The aim of Sofa is to train those with promising ideas, then deploy them back to their countries as agents of change; all Sofa projects are targeted at adding a missing piece to a country’s film industry.

In Hungary, for example, Sofa participant Gabor Boszormenyi wants to create a website to crowdfund arthouse cinema programming, similar to Tugg.com in the United States; in Estonia, Leana Jalukse noticed that the 30 or so local documentaries produced every year are starved for theatrical release. Her distribution network DocSpots would bring these films to the public.

A Serbian entry, Festival Box Office, plans to collect data from film festival screenings that can offer insight into what it is that makes a movie a success. Nikitin sees the project as one that could be used worldwide.

Jan Naszewski, head of industry and international promotion at the New Horizons fest and CEO at his own label, New Europe Film Sales, illustrates the type of pupil the school is looking for — one with a mix of new ideas and previous biz experience.

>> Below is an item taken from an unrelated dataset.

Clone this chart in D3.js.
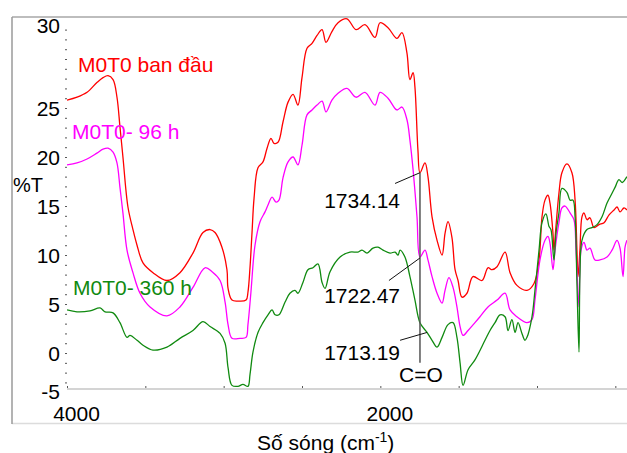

The ratio is strong: 11 participants among the 10 projects, mentored by 14 industry pros who bring a range of skills, from organizing festivals to running international sales companies and film funds.

Nikitin notes that finding mentors was as carefully managed as vetting the first batch of Sofa projects.

Mentors include Thorsten Ritter, exec VP of Germany’s Beta Cinema; Karel Och, creative director of the Karlovy Vary Film Festival; Marion Doring, director of the European Film Academy and producer of the European Film Awards; Ewa Puszczynska, project manager at production company Opus Film; and Roman Gutek, who established the Warsaw Film Festival in 1985, the New Horizons fest in 2001 and distrib Gutek Film.